29 – TERMINATION; CONSEQUENCES OF THE END OF THE CONTRACT
As stipulated in § 4.2: On each expiry date of the contract (or Effective Date), the Application Service will be tacitly renewed for a firm period of twelve (12) months, unless otherwise stipulated in the Order Form and/or unless one of the Parties notifies it not to renew it, by registered letter with acknowledgement of receipt with a notice period of ninety (90) days before the expiry date, without any reason for termination being required, neither for TOPSYS nor for the Client.
30 – CONSEQUENCES OF THE TERMINATION OF THE CONTRACT; DATA RESTITUTION
30.1 At the end of the Contract for any reason:
– the Connection Data is immediately deactivated and the Client no longer benefits from the Application Service;
– subject to the provisions of Article 29.2, all confidential information as well as all elements made available to the other Party shall be returned to the Party concerned;
– all amounts due and payable will continue to be invoiced and must be paid to TOPSYS, without any set-off or deduction being made; the amounts received by TOPSYS remaining vested in the latter;
– all provisions intended to survive the termination of the Agreement, in particular those relating to the limitation of liability and confidentiality, shall remain in force for the period necessary to give them their intended effect.

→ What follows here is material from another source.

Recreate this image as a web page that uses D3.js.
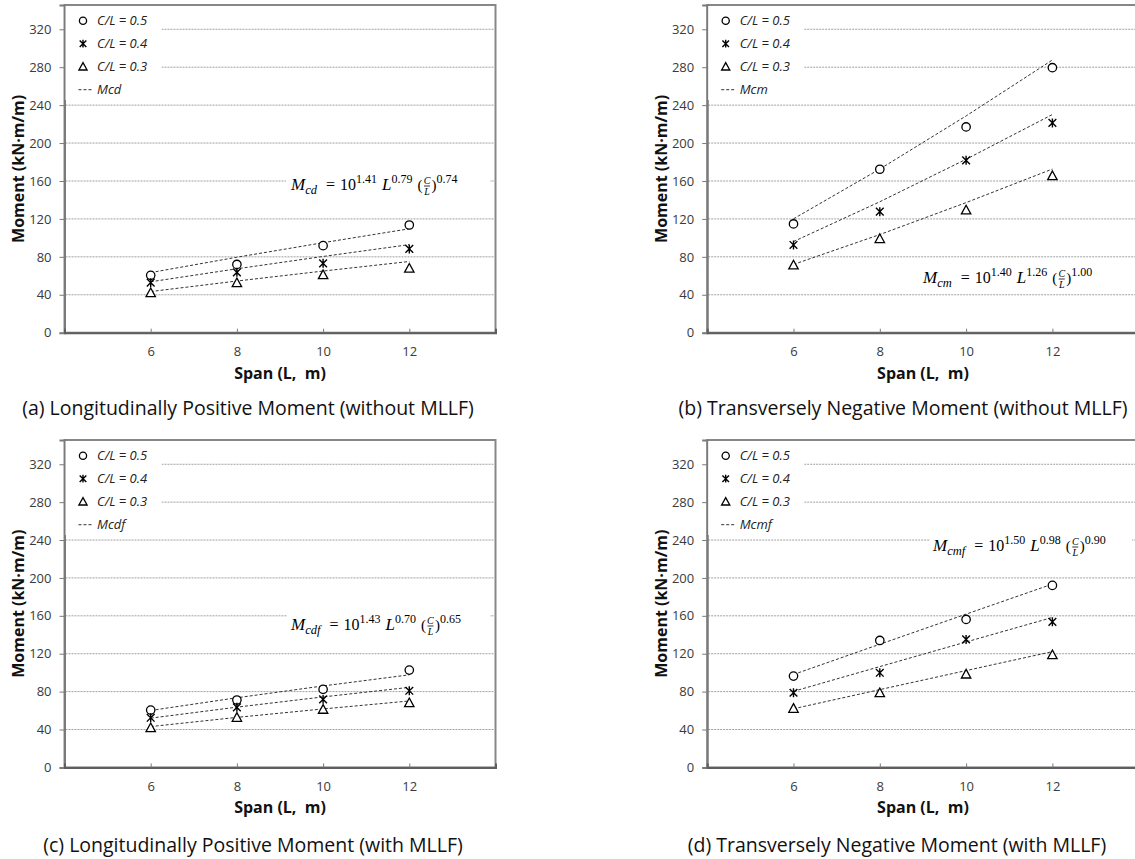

30.2 In addition, and subject to the full payment by the Client of the sums due under the Contract and the specific stipulations relating to Personal Data, if applicable, the Client may, by notification to TOPSYS by registered letter with acknowledgement of receipt within sixty (60) days of the end of the Contract, ask TOPSYS to return the Data as recorded at the end of the last day of Service
Application under the Contract, in the standard format and on the medium of TOPSYS’ choice, it being emphasized that the Client may proceed at any time during the Contract to extract its Data. The return of the Data will be the subject of a report signed by both (2) Parties.
At the Client’s request and in the context of additional services, giving rise to invoicing at TOPSYS’ rate in force at the time of the Client’s corresponding order, TOPSYS may (i) provide the service of reloading the Data on the system that the latter has selected, it being the responsibility of the Client to ensure the perfect compatibility of the whole and, if applicable, (ii) provide additional related technical assistance services to the Client and/or to the third party designated by the Client. In any event, the Client will actively collaborate with TOPSYS in order to facilitate the recovery of the Data.

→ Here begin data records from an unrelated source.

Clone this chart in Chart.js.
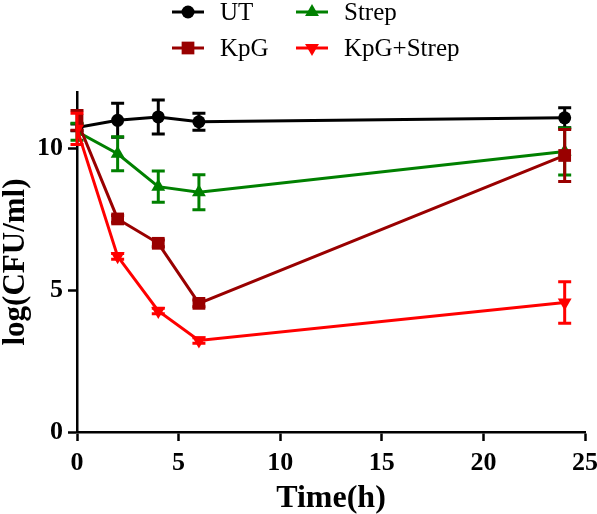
<!DOCTYPE html>
<html>
<head>
  <meta charset="utf-8">
  <title>log(CFU/ml) over time</title>
  <script src="https://cdn.jsdelivr.net/npm/chart.js@4/dist/chart.umd.min.js"></script>
  <style>
    html, body { margin: 0; padding: 0; background: #fff; }
    #wrap { width: 597px; height: 514px; position: relative; }
  </style>
</head>
<body>
  <div id="wrap"><canvas id="chart"></canvas></div>
  <script>
    // time points (h)
    var times = [0, 2, 4, 6, 24];

    // means and SD
    var utMean = [10.75, 11.0, 11.12, 10.95, 11.09];
    var utErr = [0.12, 0.6, 0.6, 0.3, 0.35];
    var strepMean = [10.6, 9.82, 8.66, 8.46, 9.9];
    var strepErr = [0.3, 0.6, 0.55, 0.62, 0.83];
    var kpgMean = [11.0, 7.52, 6.66, 4.54, 9.76];
    var kpgErr = [0.35, 0.12, 0.12, 0.12, 0.92];
    var comboMean = [10.7, 6.2, 4.27, 3.23, 4.57];
    var comboErr = [0.55, 0.1, 0.1, 0.1, 0.73];

    var yTicks = [0, 5, 10];

    var serif = "'Liberation Serif', 'Times New Roman', serif";

    function pts(means) {
      return times.map(function (t, i) { return { x: t, y: means[i] }; });
    }

    var series = [
      { label: 'UT', data: utMean, err: utErr, color: '#000000', style: 'circle', radius: 6.5, rot: 0, order: 4 },
      { label: 'Strep', data: strepMean, err: strepErr, color: '#008000', style: 'triangle', radius: 8, rot: 0, order: 3 },
      { label: 'KpG', data: kpgMean, err: kpgErr, color: '#990000', style: 'rect', radius: 9, rot: 0, order: 2 },
      { label: 'KpG+Strep', data: comboMean, err: comboErr, color: '#ff0000', style: 'triangle', radius: 8, rot: 180, order: 1 }
    ];

    // error bars, drawn with each dataset
    var errorBars = {
      id: 'errorBars',
      afterDatasetDraw: function (chart, args) {
        var ds = chart.data.datasets[args.index];
        var ctx = chart.ctx;
        var ys = chart.scales.y;
        ctx.save();
        ctx.strokeStyle = ds.borderColor;
        ctx.lineWidth = 3;
        args.meta.data.forEach(function (p, i) {
          var v = ds.data[i].y, e = ds.errs[i];
          var top = ys.getPixelForValue(v + e), bot = ys.getPixelForValue(v - e);
          ctx.beginPath();
          ctx.moveTo(p.x, top); ctx.lineTo(p.x, bot);
          ctx.moveTo(p.x - 6.5, top); ctx.lineTo(p.x + 6.5, top);
          ctx.moveTo(p.x - 6.5, bot); ctx.lineTo(p.x + 6.5, bot);
          ctx.stroke();
        });
        ctx.restore();
      }
    };

    // two-column legend at the top
    var legendPos = [[188, 12], [312, 12], [188, 48], [312, 48]];
    var topLegend = {
      id: 'topLegend',
      afterDraw: function (chart) {
        var ctx = chart.ctx;
        ctx.save();
        ctx.font = "25px " + serif;
        ctx.textBaseline = 'middle';
        ctx.textAlign = 'left';
        series.forEach(function (s, j) {
          var cx = legendPos[j][0], cy = legendPos[j][1];
          ctx.strokeStyle = s.color;
          ctx.fillStyle = s.color;
          ctx.lineWidth = 3;
          ctx.beginPath();
          ctx.moveTo(cx - 16, cy); ctx.lineTo(cx + 16, cy);
          ctx.stroke();
          Chart.helpers.drawPoint(ctx, { pointStyle: s.style, radius: s.radius, rotation: s.rot, borderWidth: 0 }, cx, cy);
          ctx.fillStyle = '#000';
          ctx.fillText(s.label, cx + 32, cy + 1);
        });
        ctx.restore();
      }
    };

    var chart = new Chart(document.getElementById('chart'), {
      type: 'line',
      data: {
        datasets: series.map(function (s) {
          return {
            label: s.label,
            data: pts(s.data),
            errs: s.err,
            borderColor: s.color,
            backgroundColor: s.color,
            borderWidth: 3,
            pointStyle: s.style,
            pointRadius: s.radius,
            pointRotation: s.rot,
            pointBorderWidth: 0,
            pointHoverRadius: s.radius,
            tension: 0,
            order: s.order
          };
        })
      },
      options: {
        responsive: true,
        maintainAspectRatio: false,
        animation: false,
        events: [],
        layout: { padding: { top: 92, right: 12, left: 0, bottom: 0 } },
        plugins: { legend: { display: false }, tooltip: { enabled: false } },
        scales: {
          x: {
            type: 'linear',
            min: 0, max: 25,
            afterFit: function (s) { s.height = 82; s.paddingLeft = 0; s.paddingRight = 0; },
            grid: { drawOnChartArea: false, drawTicks: true, tickLength: 9, tickWidth: 2.5, color: '#000' },
            border: { display: true, width: 2.5, color: '#000' },
            ticks: { stepSize: 5, color: '#000', padding: 7, font: { family: serif, size: 26, weight: 'bold' } },
            title: { display: true, text: 'Time(h)', color: '#000', padding: { top: 0, bottom: -4 }, font: { family: serif, size: 32, weight: 'bold' } }
          },
          y: {
            min: 0, max: 12,
            afterFit: function (s) { s.width = 77; s.paddingTop = 0; s.paddingBottom = 0; },
            afterBuildTicks: function (s) { s.ticks = yTicks.map(function (v) { return { value: v }; }); },
            grid: { drawOnChartArea: false, drawTicks: true, tickLength: 9, tickWidth: 2.5, color: '#000' },
            border: { display: true, width: 2.5, color: '#000' },
            ticks: { color: '#000', padding: 5, font: { family: serif, size: 26, weight: 'bold' } },
            title: { display: true, text: 'log(CFU/ml)', color: '#000', padding: { top: -3, bottom: 0 }, font: { family: serif, size: 31, weight: 'bold' } }
          }
        }
      },
      plugins: [errorBars, topLegend]
    });
  </script>
</body>
</html>
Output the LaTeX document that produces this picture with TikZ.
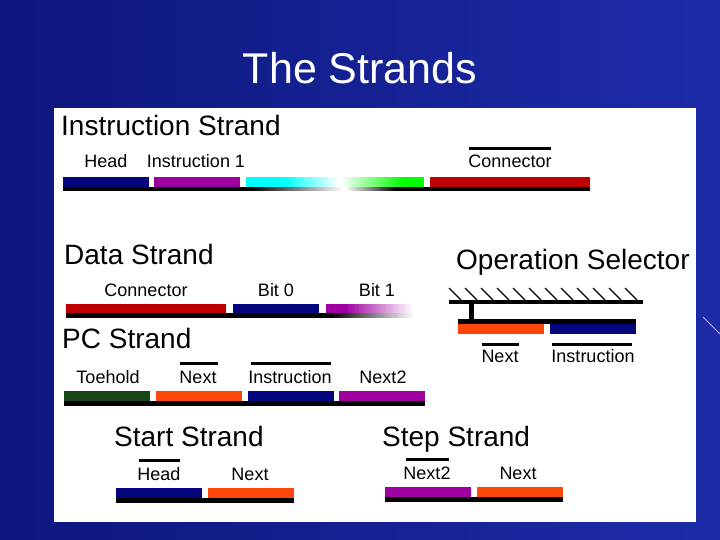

31 – MISCELLANEOUS STIPULATIONS
31.1 Independence of the Parties. Each of the Parties acts on its own behalf and under its sole responsibility. The relationship established between the Parties by the Contract is that of independent contractors and the Contract does not intend to establish any relationship between them other than that strictly defined in the Contract.
31.2 Assignment and Subcontracting. The Customer’s rights under the Agreement may not be assigned, sublicensed, sold or otherwise transferred without the prior written consent of TOPSYS. TOPSYS reserves the right to assign or transfer the Agreement to any third party of its choice.

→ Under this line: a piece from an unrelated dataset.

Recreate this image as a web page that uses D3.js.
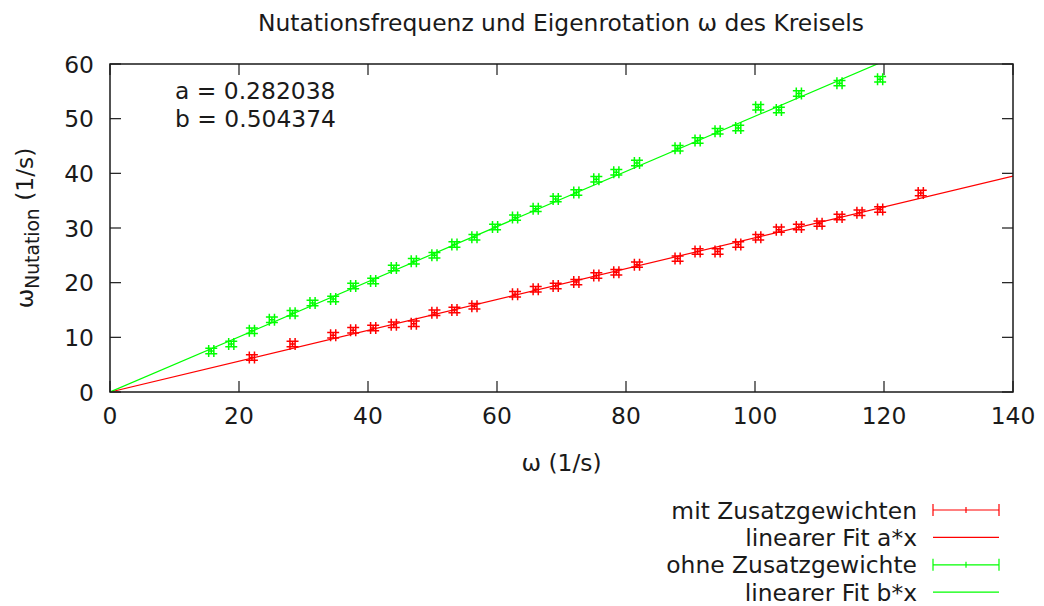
<!DOCTYPE html>
<html>
<head>
<meta charset="utf-8">
<script src="https://cdn.jsdelivr.net/npm/d3@7"></script>
<style>
  html, body { margin: 0; padding: 0; background: #fff; }
  svg { display: block; font-family: "DejaVu Sans", sans-serif; }
</style>
</head>
<body>
<div id="chart"></div>
<script>
// Nutation frequency vs. spin rate of the gyroscope, gnuplot-style, drawn with D3.
(function () {
  "use strict";

  // mit Zusatzgewichten
  var omegaRed = [22.0, 28.3, 34.6, 37.7, 40.8, 44.0, 47.1, 50.3, 53.4, 56.5,
    62.8, 66.0, 69.1, 72.3, 75.4, 78.5, 81.7, 88.0, 91.1, 94.2,
    97.4, 100.5, 103.7, 106.8, 110.0, 113.1, 116.2, 119.4, 125.7];
  var nutRed = [6.3, 8.8, 10.4, 11.3, 11.7, 12.3, 12.5, 14.5, 15.0, 15.7,
    17.9, 18.8, 19.4, 20.1, 21.3, 21.9, 23.3, 24.4, 25.7, 25.7,
    27.0, 28.3, 29.7, 30.2, 30.8, 32.0, 32.8, 33.4, 36.4];

  // ohne Zusatzgewichte
  var omegaGreen = [15.7, 18.8, 22.0, 25.1, 28.3, 31.4, 34.6, 37.7, 40.8, 44.0,
    47.1, 50.3, 53.4, 56.5, 59.7, 62.8, 66.0, 69.1, 72.3, 75.4,
    78.5, 81.7, 88.0, 91.1, 94.2, 97.4, 100.5, 103.7, 106.8, 113.1, 119.4];
  var nutGreen = [7.5, 8.8, 11.2, 13.2, 14.4, 16.3, 17.0, 19.4, 20.3, 22.7,
    23.9, 25.0, 27.0, 28.3, 30.2, 31.9, 33.5, 35.3, 36.5, 38.9,
    40.2, 41.9, 44.6, 46.0, 47.7, 48.3, 52.1, 51.6, 54.6, 56.5, 57.2];

  // measurement uncertainty (same for every point)
  var omegaErr = 0.4;
  var nutErr = 0.5;

  var fitA = 0.282038;
  var fitB = 0.504374;

  var xTicks = [0, 20, 40, 60, 80, 100, 120, 140];
  var yTicks = [0, 10, 20, 30, 40, 50, 60];

  var legendLabels = ["mit Zusatzgewichten", "linearer Fit a*x",
    "ohne Zusatzgewichte", "linearer Fit b*x"];

  var W = 1044, H = 606;
  var m = { left: 110, right: 1013, top: 64, bottom: 392 };
  var RED = "#ff0000", GREEN = "#00ff00", INK = "#1a1a1a";
  var FS = 23.4;
  var CAP = 6;

  var svg = d3.select("#chart").append("svg")
    .attr("width", W).attr("height", H);

  var x = d3.scaleLinear().domain([0, 140]).range([m.left, m.right]);
  var y = d3.scaleLinear().domain([0, 60]).range([m.bottom, m.top]);

  svg.append("defs").append("clipPath").attr("id", "plot-clip")
    .append("rect")
    .attr("x", m.left).attr("y", m.top)
    .attr("width", m.right - m.left).attr("height", m.bottom - m.top);

  // title
  svg.append("text")
    .attr("x", 561).attr("y", 31)
    .attr("text-anchor", "middle")
    .attr("font-size", FS).attr("fill", INK)
    .text("Nutationsfrequenz und Eigenrotation ω des Kreisels");

  // ticks: bottom/top and left/right (mirrored, inward)
  var tickLen = 11;
  var ticks = svg.append("g").attr("stroke", INK).attr("stroke-width", 1.2);
  xTicks.forEach(function (t) {
    ticks.append("line").attr("x1", x(t)).attr("x2", x(t))
      .attr("y1", m.bottom).attr("y2", m.bottom - tickLen);
    ticks.append("line").attr("x1", x(t)).attr("x2", x(t))
      .attr("y1", m.top).attr("y2", m.top + tickLen);
  });
  yTicks.forEach(function (t) {
    ticks.append("line").attr("x1", m.left).attr("x2", m.left + tickLen)
      .attr("y1", y(t)).attr("y2", y(t));
    ticks.append("line").attr("x1", m.right).attr("x2", m.right - tickLen)
      .attr("y1", y(t)).attr("y2", y(t));
  });

  svg.append("g").selectAll("text").data(xTicks).join("text")
    .attr("x", function (d) { return x(d); })
    .attr("y", m.bottom + 32)
    .attr("text-anchor", "middle")
    .attr("font-size", FS).attr("fill", INK)
    .text(function (d) { return d; });

  svg.append("g").selectAll("text").data(yTicks).join("text")
    .attr("x", m.left - 16)
    .attr("y", function (d) { return y(d) + 8.5; })
    .attr("text-anchor", "end")
    .attr("font-size", FS).attr("fill", INK)
    .text(function (d) { return d; });

  // axis labels
  svg.append("text")
    .attr("x", x(70)).attr("y", 471)
    .attr("text-anchor", "middle")
    .attr("font-size", FS).attr("fill", INK)
    .text("ω (1/s)");

  var ylab = svg.append("text")
    .attr("transform", "translate(33,228) rotate(-90)")
    .attr("text-anchor", "middle")
    .attr("font-size", FS).attr("fill", INK);
  ylab.append("tspan").text("ω");
  ylab.append("tspan").attr("font-size", FS * 0.8).attr("dy", 6).text("Nutation");
  ylab.append("tspan").attr("dy", -6).text(" (1/s)");

  // fit parameters
  svg.append("text").attr("x", 175).attr("y", 99)
    .attr("font-size", FS).attr("fill", INK).text("a = " + fitA);
  svg.append("text").attr("x", 175).attr("y", 127)
    .attr("font-size", FS).attr("fill", INK).text("b = " + fitB);

  var plot = svg.append("g").attr("clip-path", "url(#plot-clip)");

  function errorBars(xs, ys, color) {
    var g = plot.append("g").attr("stroke", color).attr("stroke-width", 1.5)
      .attr("fill", "none");
    xs.forEach(function (xv, i) {
      var cx = x(xv), cy = y(ys[i]);
      var x0 = x(xv - omegaErr), x1 = x(xv + omegaErr);
      var y0 = y(ys[i] - nutErr), y1 = y(ys[i] + nutErr);
      var p = "M" + x0 + "," + cy + "H" + x1 +
        "M" + x0 + "," + (cy - CAP) + "V" + (cy + CAP) +
        "M" + x1 + "," + (cy - CAP) + "V" + (cy + CAP) +
        "M" + cx + "," + y0 + "V" + y1 +
        "M" + (cx - CAP) + "," + y0 + "H" + (cx + CAP) +
        "M" + (cx - CAP) + "," + y1 + "H" + (cx + CAP);
      g.append("path").attr("d", p);
    });
  }

  var fitLine = d3.line()
    .x(function (d) { return x(d[0]); })
    .y(function (d) { return y(d[1]); });

  function fit(k, color) {
    var dom = x.domain();
    plot.append("path")
      .attr("d", fitLine([[dom[0], k * dom[0]], [dom[1], k * dom[1]]]))
      .attr("stroke", color).attr("stroke-width", 1.2).attr("fill", "none");
  }

  errorBars(omegaRed, nutRed, RED);
  fit(fitA, RED);
  errorBars(omegaGreen, nutGreen, GREEN);
  fit(fitB, GREEN);

  // border on top
  svg.append("rect")
    .attr("x", m.left).attr("y", m.top)
    .attr("width", m.right - m.left).attr("height", m.bottom - m.top)
    .attr("fill", "none").attr("stroke", INK).attr("stroke-width", 1.5);

  // legend
  var lx0 = 933, lx1 = 999, ltext = 917, ly0 = 510, lstep = 27.4;
  var legendColors = [RED, RED, GREEN, GREEN];
  legendLabels.forEach(function (lab, i) {
    var ly = ly0 + i * lstep;
    svg.append("text").attr("x", ltext).attr("y", ly + 8.5)
      .attr("text-anchor", "end").attr("font-size", FS).attr("fill", INK)
      .text(lab);
    var g = svg.append("g").attr("stroke", legendColors[i]).attr("stroke-width", 1.2);
    g.append("line").attr("x1", lx0).attr("x2", lx1).attr("y1", ly).attr("y2", ly);
    if (i % 2 === 0) {
      g.append("line").attr("x1", lx0).attr("x2", lx0).attr("y1", ly - 6).attr("y2", ly + 6);
      g.append("line").attr("x1", lx1).attr("x2", lx1).attr("y1", ly - 6).attr("y2", ly + 6);
      var mid = (lx0 + lx1) / 2;
      g.append("line").attr("x1", mid).attr("x2", mid).attr("y1", ly - 3).attr("y2", ly + 3);
    }
  });
})();
</script>
</body>
</html>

In any event, in the event of assignment or transfer in accordance with the foregoing stipulations, TOPSYS shall be released from any liability under the Contract towards the Client, as of the effective date of the transaction.
In addition, and subject to the specific terms and conditions of subcontracting relating to Personal Data as defined in Appendix 1, the Client expressly authorises TOPSYS to subcontract all or part of its obligations under the Agreement; TOPSYS remains solely responsible for the performance of the Contract.
30.3 Entire Body. The Agreement expresses the entire agreement between the Parties regarding its subject matter. The titles of the articles are purely indicative, and in the event of a difficulty of interpretation between a clause title and a clause of the Contract, the title is declared non-existent. Unless otherwise expressly stipulated, the Agreement may only be modified by means of an amendment signed by a duly authorized representative of each of the Parties. In particular, no other general or specific terms and conditions appearing in the documents sent by the Client may be incorporated into the Contract without the express prior consent of TOPSYS.
31.4 Election of Address. For the performance of the Contract and its consequences, the Parties respectively elect domicile at their registered offices indicated in the Purchase Order. Any change in the registered office or address of one of the Parties shall not be enforceable against the other Party until eight (8) calendar days after having been duly notified to it.
31.5 Notices. To be valid, all notifications under the Contract must have been made to the addressee’s address of domicile, by registered letter with acknowledgement of receipt. Notices shall be deemed to have been received by the Receiving Party on the second Business Day following the first presentation of the registered letter with acknowledgement of receipt.
31.6 Waiver. The fact that one of the Parties does not avail itself or delays in taking advantage of a breach by the other Party of any of the provisions of the Agreement shall not be interpreted as a waiver for the future of the possibility of subsequently invoking such a breach or any other breach.
31.7 Partial nullity. In the event that any of the provisions of the Contract are declared illegal, void or unenforceable pursuant to a legal or regulatory provision or a final judicial decision, the other provisions shall retain their full force and scope, unless the very purpose of the Contract disappears as a result, it being understood that the Parties may mutually agree to replace the invalidated provision(s).
31.8 Language of the Agreement. The Contract is written in French. If a translation of the Agreement is made, only its French version will have contractual value. In addition, all communications between the Parties relating to the performance of the Contract will be made in French.
32 – APPLICABLE LAW; ATTRIBUTION OF JURISDICTION
The Contract is governed by French law. In the event of any dispute or difficulty that may arise between the Parties relating to the validity, formation, interpretation, performance or termination of the Contract, the Parties undertake to cooperate diligently and in good faith with a view to finding an amicable solution before any legal proceedings, except in cases of urgency justifying recourse to the summary judge. In the absence of an amicable solution between the Parties, within thirty (30) Working Days from the date of the referral to TOPSYS by one of the Parties by the other Party, any dispute that may arise between the Parties regarding the validity, formation, performance, interpretation or termination of the Contract, will be under the exclusive jurisdiction of the Commercial Court of Paris, except for disputes relating to a question of intellectual property rights, which will be subject to the exclusive jurisdiction of the Judicial Court of Paris. These courts will have jurisdiction, including in the event of multiple defendants or third party claims, for emergency or protective proceedings, and in the event of summary proceedings or on request.